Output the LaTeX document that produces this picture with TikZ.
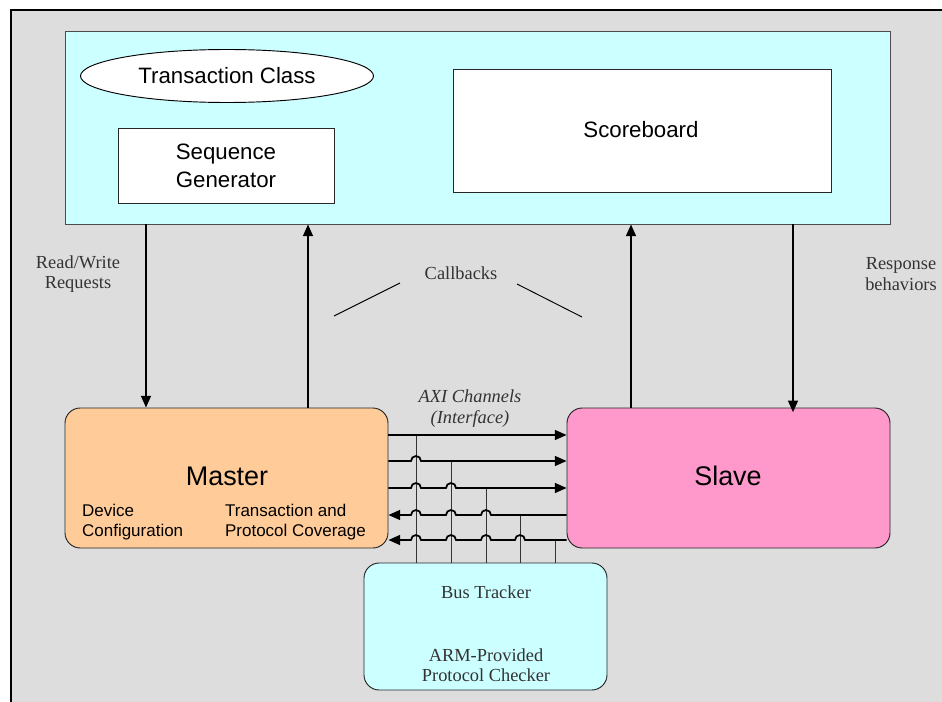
\documentclass[tikz,border=0pt]{standalone}
\usepackage{fontspec}
\setmainfont{Liberation Sans}
\newfontfamily\timesfont{Liberation Serif}
\usetikzlibrary{arrows.meta,fit,shapes.geometric}
\definecolor{bggray}{HTML}{DDDDDD}
\definecolor{envcyan}{HTML}{CCFFFF}
\definecolor{mstorange}{HTML}{FFCC99}
\definecolor{slvpink}{HTML}{FF99CC}
\definecolor{lblgray}{HTML}{333333}
\tikzset{
  blk/.style={draw=black!85, line width=0.8pt, inner sep=0pt},
  rblk/.style={blk, rounded corners=13pt},
  arr/.style={line width=1.5pt, -{Triangle[length=10pt,width=8.5pt]}},
  tap/.style={line width=0.8pt, black!80},
  lbl/.style={font=\timesfont\fontsize{15.7}{17.5}\selectfont, text=lblgray, align=center},
  big/.style={font=\fontsize{19}{24}\selectfont, align=center},
  huge/.style={font=\fontsize{23}{26}\selectfont},
  small/.style={font=\fontsize{14.5}{17}\selectfont, align=left, anchor=west},
}
\begin{document}
\begin{tikzpicture}[x=0.03cm,y=-0.03cm]
\useasboundingbox (0,0) rectangle (942,702);
\fill[white] (0,0) rectangle (942,702);
%background
\fill[bggray] (11,10) rectangle (942,702);
\draw[line width=0.9pt] (11,702) -- (11,10) -- (942,10);
%environment
\node[blk, draw=black!70, fill=envcyan, fit={(65,31) (890,224)}] (env) {};
\node[draw, line width=0.8pt, fill=white, ellipse, minimum width=8.79cm, minimum height=1.59cm, big] (tclass) at (227,76) {Transaction Class};
\node[blk, fill=white, fit={(118,128) (334,203)}] (seqgen) {};
\node[big] (seqtxt) at (226,166) {Sequence\\Generator};
\node[blk, fill=white, fit={(453,69) (831,192)}] (score) {};
\node[big] (scoretxt) at (641,130) {Scoreboard};
%agents
\node[rblk, fill=mstorange, fit={(65,408) (388,548)}] (master) {};
\node[huge] (mname) at (227,476) {Master};
\node[small] (devcfg) at (78,522) {Device\\Configuration};
\node[small] (txcov) at (221,522) {Transaction and\\Protocol Coverage};
\node[rblk, fill=slvpink, fit={(567,408) (890,548)}] (slave) {};
\node[huge] (sname) at (728,476) {Slave};
%checker
\node[rblk, fill=envcyan, fit={(364,563) (607,690)}] (bus) {};
\node[lbl] (bustr) at (486,592) {Bus Tracker};
\node[lbl] (armchk) at (486,665) {ARM-Provided\\Protocol Checker};
%requests and callbacks
\coordinate (rw) at (146,0);
\coordinate (cbm) at (308,0);
\coordinate (cbs) at (631,0);
\coordinate (rsp) at (793,0);
\draw[arr] (env.south -| rw) -- (master.north -| rw);
\draw[arr] (master.north -| cbm) -- (env.south -| cbm);
\draw[arr] (slave.north -| cbs) -- (env.south -| cbs);
\draw[arr] (env.south -| rsp) -- ([yshift=-4pt]slave.north -| rsp);
\node[lbl] (rwlbl) at (78,274) {Read/Write\\Requests};
\node[lbl] (rsplbl) at (901,274) {Response\\behaviors};
\node[lbl] (cblbl) at (461,273) {Callbacks};
\draw[line width=0.8pt] (334,316) -- (400,283);
\draw[line width=0.8pt] (517,284) -- (582,317);
%channels
\node[lbl, font=\timesfont\itshape\fontsize{15.7}{18}\selectfont] (axi) at (470,409) {AXI Channels\\(Interface)};
\foreach \x/\y [count=\i] in {416/435,451/461,486/488,520/515,555/540} {
  \coordinate (tap\i) at (\x,\y);
  \draw[tap] (tap\i) -- (tap\i |- bus.north);
}
\draw[arr] (master.east |- tap1) -- (slave.west |- tap1);
\draw[arr] (master.east |- tap2) -- (411,461) arc (180:0:0.15cm) -- (slave.west |- tap2);
\draw[arr] (master.east |- tap3) -- (411,488) arc (180:0:0.15cm) -- (446,488) arc (180:0:0.15cm) -- (slave.west |- tap3);
\draw[arr] (slave.west |- tap4) -- (491,515) arc (0:180:0.15cm) -- (456,515) arc (0:180:0.15cm) -- (421,515) arc (0:180:0.15cm) -- (master.east |- tap4);
\draw[arr] (slave.west |- tap5) -- (525,540) arc (0:180:0.15cm) -- (491,540) arc (0:180:0.15cm) -- (456,540) arc (0:180:0.15cm) -- (421,540) arc (0:180:0.15cm) -- (master.east |- tap5);
\end{tikzpicture}
\end{document}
○ ○ ○ ○ ○ ○ ○
Leaving out the pictures, repeat the data above exactly.

Output the LaTeX document that produces this picture with TikZ.
\documentclass[tikz,border=0pt]{standalone}
\usepackage{fontspec}
\setmainfont{Liberation Sans}
\newfontfamily\timesfont{Liberation Serif}
\usetikzlibrary{arrows.meta,fit,shapes.geometric}
\definecolor{bggray}{HTML}{DDDDDD}
\definecolor{envcyan}{HTML}{CCFFFF}
\definecolor{mstorange}{HTML}{FFCC99}
\definecolor{slvpink}{HTML}{FF99CC}
\definecolor{lblgray}{HTML}{333333}
\tikzset{
  blk/.style={draw=black!85, line width=0.8pt, inner sep=0pt},
  rblk/.style={blk, rounded corners=13pt},
  arr/.style={line width=1.5pt, -{Triangle[length=10pt,width=8.5pt]}},
  tap/.style={line width=0.8pt, black!80},
  lbl/.style={font=\timesfont\fontsize{15.7}{17.5}\selectfont, text=lblgray, align=center},
  big/.style={font=\fontsize{19}{24}\selectfont, align=center},
  huge/.style={font=\fontsize{23}{26}\selectfont},
  small/.style={font=\fontsize{14.5}{17}\selectfont, align=left, anchor=west},
}
\begin{document}
\begin{tikzpicture}[x=0.03cm,y=-0.03cm]
\useasboundingbox (0,0) rectangle (942,702);
\fill[white] (0,0) rectangle (942,702);
%background
\fill[bggray] (11,10) rectangle (942,702);
\draw[line width=0.9pt] (11,702) -- (11,10) -- (942,10);
%environment
\node[blk, draw=black!70, fill=envcyan, fit={(65,31) (890,224)}] (env) {};
\node[draw, line width=0.8pt, fill=white, ellipse, minimum width=8.79cm, minimum height=1.59cm, big] (tclass) at (227,76) {Transaction Class};
\node[blk, fill=white, fit={(118,128) (334,203)}] (seqgen) {};
\node[big] (seqtxt) at (226,166) {Sequence\\Generator};
\node[blk, fill=white, fit={(453,69) (831,192)}] (score) {};
\node[big] (scoretxt) at (641,130) {Scoreboard};
%agents
\node[rblk, fill=mstorange, fit={(65,408) (388,548)}] (master) {};
\node[huge] (mname) at (227,476) {Master};
\node[small] (devcfg) at (78,522) {Device\\Configuration};
\node[small] (txcov) at (221,522) {Transaction and\\Protocol Coverage};
\node[rblk, fill=slvpink, fit={(567,408) (890,548)}] (slave) {};
\node[huge] (sname) at (728,476) {Slave};
%checker
\node[rblk, fill=envcyan, fit={(364,563) (607,690)}] (bus) {};
\node[lbl] (bustr) at (486,592) {Bus Tracker};
\node[lbl] (armchk) at (486,665) {ARM-Provided\\Protocol Checker};
%requests and callbacks
\coordinate (rw) at (146,0);
\coordinate (cbm) at (308,0);
\coordinate (cbs) at (631,0);
\coordinate (rsp) at (793,0);
\draw[arr] (env.south -| rw) -- (master.north -| rw);
\draw[arr] (master.north -| cbm) -- (env.south -| cbm);
\draw[arr] (slave.north -| cbs) -- (env.south -| cbs);
\draw[arr] (env.south -| rsp) -- ([yshift=-4pt]slave.north -| rsp);
\node[lbl] (rwlbl) at (78,274) {Read/Write\\Requests};
\node[lbl] (rsplbl) at (901,274) {Response\\behaviors};
\node[lbl] (cblbl) at (461,273) {Callbacks};
\draw[line width=0.8pt] (334,316) -- (400,283);
\draw[line width=0.8pt] (517,284) -- (582,317);
%channels
\node[lbl, font=\timesfont\itshape\fontsize{15.7}{18}\selectfont] (axi) at (470,409) {AXI Channels\\(Interface)};
\foreach \x/\y [count=\i] in {416/435,451/461,486/488,520/515,555/540} {
  \coordinate (tap\i) at (\x,\y);
  \draw[tap] (tap\i) -- (tap\i |- bus.north);
}
\draw[arr] (master.east |- tap1) -- (slave.west |- tap1);
\draw[arr] (master.east |- tap2) -- (411,461) arc (180:0:0.15cm) -- (slave.west |- tap2);
\draw[arr] (master.east |- tap3) -- (411,488) arc (180:0:0.15cm) -- (446,488) arc (180:0:0.15cm) -- (slave.west |- tap3);
\draw[arr] (slave.west |- tap4) -- (491,515) arc (0:180:0.15cm) -- (456,515) arc (0:180:0.15cm) -- (421,515) arc (0:180:0.15cm) -- (master.east |- tap4);
\draw[arr] (slave.west |- tap5) -- (525,540) arc (0:180:0.15cm) -- (491,540) arc (0:180:0.15cm) -- (456,540) arc (0:180:0.15cm) -- (421,540) arc (0:180:0.15cm) -- (master.east |- tap5);
\end{tikzpicture}
\end{document}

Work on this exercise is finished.